Revenue fell 9% from a year ago, to $4.2 billion but grew 2% in constant currency on a pro forma basis. The company reported a quarterly net loss of $281 million, or $1.24 per diluted share, compared with a net loss of $690 million in the prior-year period. That missed the consensus 84-cents-per-share loss of the two analysts who follow the company.
The pretax loss of $102 million compared with income of $63 million a year ago. Kyndryl blamed currency fluctuations, which it said dragged down adjusted pretax income by $69 million.
However, Kyndryl, which bills itself as the world’s largest information technology infrastructure services provider, reaffirmed its earlier revenue and earnings guidance for the full year and said it’s making good progress toward sustained profitability. At the same time, it has been less affected by the economic uncertainty that has dampened sales at other tech firms recently. “The non-discretionary nature of what we do insulates us to some extent from big swings in demand,” said Chief Executive Officer Martin Schroeter during a call with analysts.
The company signed contracts tied to cloud hyperscaler alliances totaling $425 million over the first six months and said it’s making good progress toward closing $1 billion in hyperscaler signings for the year. Those deals are critical to growing Kyndryl beyond its IBM roots.
“We’ve built the brand to the point that people know what Kyndryl is and what Kyndryl does separate from IBM,” Schroeter told analysts.
Kyndryl pointed to the launch of its Kyndryl Bridge, Kyndryl Vital and Kyndryl Consult operations, which the company is using to break out of its IT services niche and address broader business consulting opportunities.
The company is particularly bullish on the prospects for the Kyndryl Consult business advisory practice. “Demand for Kyndryl Consult is very strong and that converts into revenue more rapidly than a long-term managed services business,” Schroeter said on a call with analysts. “Customers trust us to run their multicloud systems and this is an opportunity for us to help them in other aspects of their business. We believe we can grow Consult to be half our business in the medium term.” He said advisory services signings are up 43% this year.
For the year, Kyndryl expects revenue of between $16.3 and $16.5 billion, which is in line with earlier estimates and reflects a roughly 10% drop from last year. The company is on track to meet “our medium-term goals, including top-line growth in calendar 2025 and meaningful margin expansion,” said Chief Financial Officer David Wyshner.

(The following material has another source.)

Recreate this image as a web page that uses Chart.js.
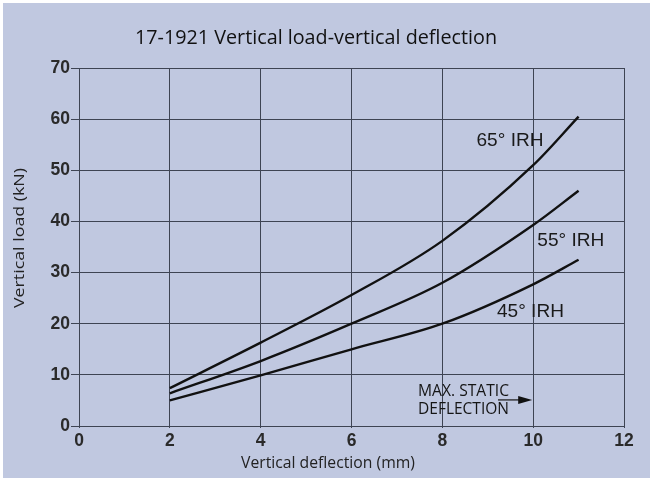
<!DOCTYPE html>
<html>
<head>
<meta charset="utf-8">
<script src="https://cdn.jsdelivr.net/npm/chart.js@4/dist/chart.umd.min.js"></script>
<style>
  html, body { margin: 0; padding: 0; background: #ffffff; }
  #wrap { position: absolute; left: 0; top: 0; width: 650px; height: 478px; }
  canvas { display: block; }
</style>
</head>
<body>
<div id="wrap"><canvas id="c" width="650" height="478"></canvas></div>
<script>
const deflection = [2, 4, 6, 8, 10, 11];
const irh65 = [7.4, 16.3, 25.6, 36.2, 51.0, 60.5];
const irh55 = [6.4, 12.7, 20.0, 28.0, 39.3, 46.0];
const irh45 = [5.0, 9.9, 15.0, 20.0, 27.7, 32.5];
const seriesLabels = ["65° IRH", "55° IRH", "45° IRH"];
const xTicks = [0, 2, 4, 6, 8, 10, 12];
const yTicks = [0, 10, 20, 30, 40, 50, 60, 70];
const titleText = "17-1921 Vertical load-vertical deflection";
const xTitle = "Vertical deflection (mm)";
const yTitle = "Vertical load (kN)";
const noteLines = ["MAX. STATIC", "DEFLECTION"];
const noteAt = { x: 10, y: 5.1 };
// label anchor positions in data units
const labelPos = [{ x: 9.49, y: 55.7 }, { x: 10.83, y: 36.2 }, { x: 9.94, y: 22.3 }];

const BG = "#c0c8e0";
const GRID = "#3e4453";
const TXT = "#252525";
const SANS = "'Open Sans', 'Noto Sans', sans-serif";
const ARIAL = "'Liberation Sans', Arial, sans-serif";

const toPts = arr => deflection.map((x, i) => ({ x: x, y: arr[i] }));

// draw text fitted to a target width (horizontal scaling), centred at cx
function fitText(c, txt, cx, cy, size, family, target, align) {
  c.font = size + "px " + family;
  const w = c.measureText(txt).width;
  const k = target / w;
  c.save();
  c.translate(cx, cy);
  c.scale(k, 1);
  c.textAlign = align || "center";
  c.textBaseline = "middle";
  c.fillText(txt, 0, 0);
  c.restore();
}

const decor = {
  id: "decor",
  beforeDraw(chart) {
    const c = chart.ctx;
    c.save();
    c.fillStyle = "#ffffff";
    c.fillRect(0, 0, 650, 478);
    c.fillStyle = BG;
    c.fillRect(3, 3, 647, 475);
    c.restore();
  },
  afterDraw(chart) {
    const c = chart.ctx;
    const xs = chart.scales.x, ys = chart.scales.y;
    c.save();
    // title
    c.fillStyle = "#111";
    fitText(c, titleText, 316, 38, 19.5, SANS, 362);
    // axis titles
    c.fillStyle = "#222";
    fitText(c, xTitle, 328, 464, 15.5, SANS, 174);
    c.save();
    c.translate(20, 238);
    c.rotate(-Math.PI / 2);
    fitText(c, yTitle, 0, 0, 15, SANS, 140);
    c.restore();
    // series labels
    c.fillStyle = "#1a1a1a";
    labelPos.forEach((p, i) => {
      fitText(c, seriesLabels[i], xs.getPixelForValue(p.x), ys.getPixelForValue(p.y), 18, ARIAL, 67);
    });
    // note
    const nx = xs.getPixelForValue(noteAt.x);
    const ny = ys.getPixelForValue(noteAt.y);
    c.fillStyle = "#151515";
    fitText(c, noteLines[0], 418, ny - 9, 16.5, SANS, 91, "left");
    fitText(c, noteLines[1], 418, ny + 9.5, 16.5, SANS, 91, "left");
    // arrow
    c.strokeStyle = "#222";
    c.lineWidth = 1.3;
    c.beginPath();
    c.moveTo(498, ny);
    c.lineTo(nx - 10, ny);
    c.stroke();
    c.fillStyle = "#111";
    c.beginPath();
    c.moveTo(nx - 1, ny);
    c.lineTo(nx - 15, ny - 4);
    c.lineTo(nx - 15, ny + 4);
    c.closePath();
    c.fill();
    c.restore();
  }
};

const mk = (label, arr) => ({
  label: label,
  data: toPts(arr),
  borderColor: "#111111",
  borderWidth: 2.4,
  pointRadius: 0,
  fill: false,
  cubicInterpolationMode: "monotone"
});

new Chart(document.getElementById("c"), {
  type: "line",
  data: {
    datasets: [mk(seriesLabels[0], irh65), mk(seriesLabels[1], irh55), mk(seriesLabels[2], irh45)]
  },
  options: {
    responsive: false,
    animation: false,
    layout: { padding: { top: 68, right: 26, left: 0, bottom: 0 } },
    plugins: { legend: { display: false }, tooltip: { enabled: false }, title: { display: false } },
    scales: {
      x: {
        type: "linear",
        min: 0, max: 12,
        afterBuildTicks: s => { s.ticks = xTicks.map(v => ({ value: v })); },
        afterFit: s => { s.height = 52; },
        grid: { color: GRID, lineWidth: 1, tickLength: 2, drawTicks: true },
        border: { color: GRID, width: 1 },
        ticks: { color: "#2a2a2a", font: { family: ARIAL, size: 17.5, weight: "bold" }, padding: 3, maxRotation: 0 }
      },
      y: {
        type: "linear",
        min: 0, max: 70,
        afterBuildTicks: s => { s.ticks = yTicks.map(v => ({ value: v })); },
        afterFit: s => { s.width = 79; },
        grid: { color: GRID, lineWidth: 1, tickLength: 8, drawTicks: true },
        border: { color: GRID, width: 1 },
        ticks: { color: "#2a2a2a", font: { family: ARIAL, size: 17.5, weight: "bold" }, padding: 1 }
      }
    }
  },
  plugins: [decor]
});
</script>
</body>
</html>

Kyndryl said it has redeployed over 3,000 of its 90,000 people to “backfill attrition,” or reduce headcount, generating annualized savings of approximately $150 million. At the same time, revenues from the new consulting business have been higher than expected and assumptions about revenue loss tied to the renegotiation of some contracts so far haven’t materialized.
Investors were underwhelmed, knocking the stock back nearly 6% after-hours.